Il faut aller vite pour Abdou, trois ans et demi: son état se dégrade et une greffe de foie lui sera nécessaire pour survivre. Mais les dons d’organes pédiatriques sont en baisse depuis plusieurs années.
Hospitalisé à Paris, à Necker-Enfants malades (AP-HP), depuis une quinzaine de jours, le petit garçon souffre d’une maladie du foie, responsable d’un gonflement de l’organe qui l’empêche de s’alimenter normalement.
« Le sang circule mal à travers son foie et depuis six mois, sa santé se dégrade doucement », constate la Dr Florence Lacaille, gastro-entérologue pédiatrique à l’hôpital.
Il y a quelques mois, Abdou a été placé sur liste d’attente en vue d’une greffe hépatique. Récemment, face à l’aggravation de son état, les équipes médicales ont demandé à ce qu’il « passe en tête de liste ».
« Malheureusement, il vient de faire une infection avec de la fièvre, donc on va devoir attendre un peu, on ne peut pas envisager une greffe s’il est malade », déplore la Dr Lacaille.
Pour ses parents, qui se relayent à son chevet, l’attente semble interminable. « Les délais sont infernaux », soupire la médecin. « On aurait aimé pouvoir le greffer il y a un ou deux mois déjà ».
Opposition parentale
L’an dernier en France, 260 nouveaux patients pédiatriques étaient inscrits en attente d’une greffe, dont 118 pour le foie, 111 pour le rein, 25 pour le cœur et moins de 10 pour le poumon.
Les enfants sont toujours prioritaires sur les adultes quand un organe est adapté à leur morphologie mais l’attente reste encore trop longue, souligne l’Agence de biomédecine, qui pilote l’activité.
En 2023, 18 enfants sont décédés faute de greffon compatible à temps.
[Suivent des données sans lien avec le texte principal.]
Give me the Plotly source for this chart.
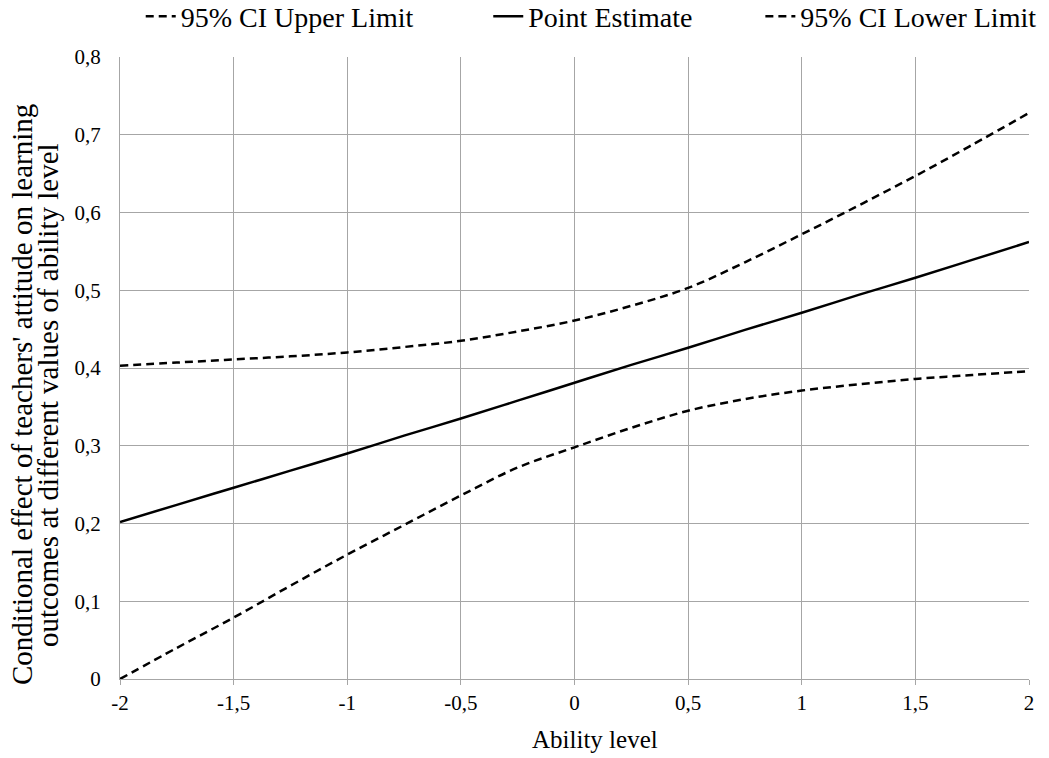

L’an dernier, la France a enregistré 48 donneurs pédiatriques, dont 13 avaient moins de cinq ans. Depuis 2018, le nombre de donneurs pédiatriques prélevés d’au moins un organe a baissé de 31%.
La baisse s’explique en partie par une augmentation des taux d’opposition parentale au prélèvement, sans raison connue. Dans le cadre du don pédiatrique, il faut obtenir le consentement explicite des deux titulaires de l’autorité parentale. Ce taux atteignait 47% en 2023 contre 30% en 2011.
D’où l’importance, insiste l’Agence de biomédecine, de « sensibiliser les parents quand tout va bien, quand la question ne se pose pas, pour anticiper le cas échéant ».
« Il est évidemment très difficile d’envisager le don au moment critique de la mort de son enfant », reconnaît la Dr Charlotte Roy, pneumologue à Necker. « Quand on est parent, c’est bien de se demander en amont: serais-je capable de donner ses organes s’il était diagnostiqué en état de mort encéphalique? Le moment venu, la décision est alors plus facile à prendre ».
« Seule solution »
« La greffe est la thérapeutique qu’on propose lorsqu’il n’y a plus aucune alternative curative conventionnelle », rappelle-t-elle. « Et on ne propose pas la greffe à un patient qui ne serait pas capable de survivre à cette épreuve ».
La jeune docteure n’oubliera jamais le jour où elle a annoncé aux parents de Julie, alors âgée de 14 ans, que des poumons étaient disponibles pour elle.
La jeune fille, atteinte d’une hypertension artérielle pulmonaire, se trouvait dans le coma à l’hôpital. C’était il y a deux ans. « La seule solution pour qu’elle vive était la greffe », se souvient sa mère, Ketty, avec émotion.
Avant de savoir qu’un donneur compatible avait été trouvé, elle se remémore s’être mise « à la place des parents qui avaient perdu leur enfant et à qui on demandait de donner ses organes ». « A l’époque, si ça avait été moi, je n’aurais sans doute pas accepté, j’étais égoïste ».
Depuis la greffe qui a sauvé la vie de sa fille, elle a changé d’avis et veut faire connaître l’importance du don d’organes. « Maintenant, on sait tous qu’on serait potentiellement donneur », sourit-elle.
Sans pouvoir connaître la famille du donneur de Julie, elle lui a adressé une lettre, de façon anonyme, pour la remercier. « Je me suis aussi excusée pour leur enfant qui, lui, n’a pas pu être sauvé ».